How Long Does Credit Repair Take?
It varies from case to case. Some of the factors dictating how long the credit repair process are:
- How much damage and how many derogatory listings appear on your credit report. The greater the volume of stuff needing to be cleaned up, the longer it might take.
- Are you attempting to repair your credit via the DIY approach or are you hiring a credit repair firm to assist you. Repairing your credit is a slog and taking the DIY approach might extend the timeframe due to procrastination or not knowing the proper steps to take.
- A little luck. Some creditors may fight you when attempting to repair your credit, others may not. If you’re fortunate enough to have derogatory listings from creditors that don’t feel like pushing back, the credit cleanup process might go faster than expected.
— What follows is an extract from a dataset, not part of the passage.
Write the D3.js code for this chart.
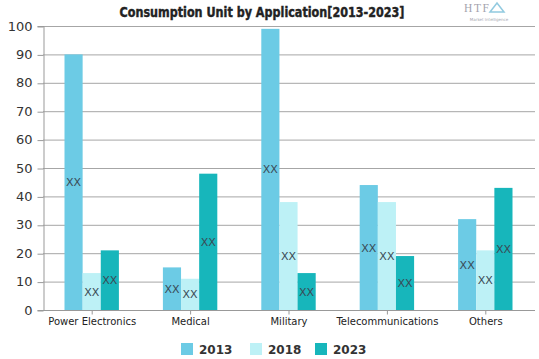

It’s impossible to say exactly how long the credit repair process will take. I’ve had clients complete the debt settlement process and they’re able to qualify for a home mortgage in less than 3 years.
As long as you don’t incur a bunch of debt and get into financial trouble again, your credit will gradually improve on its own without you lifting a finger.
But generally speaking, your credit score will improve quicker if you are proactive rather than passive.
Worst case scenario, the Fair Credit Reporting Act (FCRA) states that 7 years is the longest amount of time a derogatory item may stay on your credit report. In practice, however, our clients usually tell us their credit score gets back to a decent level within just a few years.
UPDATE: In January 2020, the Comprehensive CREDIT Act passed the U.S. House Of Representatives. Among the many problems this bill addresses is the amount of time a derogatory remains on your credit report — changing it from 7 years to 4 years (and changing it from 10 years to 7 years for bankruptcy). Unfortunately this law won’t get enacted until it passes the U.S. Senate. 🙁
Conclusion
When you complete the debt settlement process, don’t lose the forest for the trees.
Your primary objective was to obtain debt relief without filing bankruptcy — not to maintain perfect credit. That’s the short term trade-off you made. For most people with a mountain of debt, that’s a trade-off they’ll gladly accept.
At the risk of sounding like a broken record, I’ll say it again … you can live perfectly fine with less than perfect credit for a few years. It’s not the end of the world. If anything, it forces you to settle things down financially.
If you follow the recommendations above, and don’t get into debt again, there a very good likelihood of rebuilding your credit to a respectable level in just a few years — and with a little luck, perhaps sooner.
I just want to say thank you. This article has given me hope along with the majority of information I was searching for.
Thank you all very much for the helpful information it is greatly appreciated, and happy holidays to all.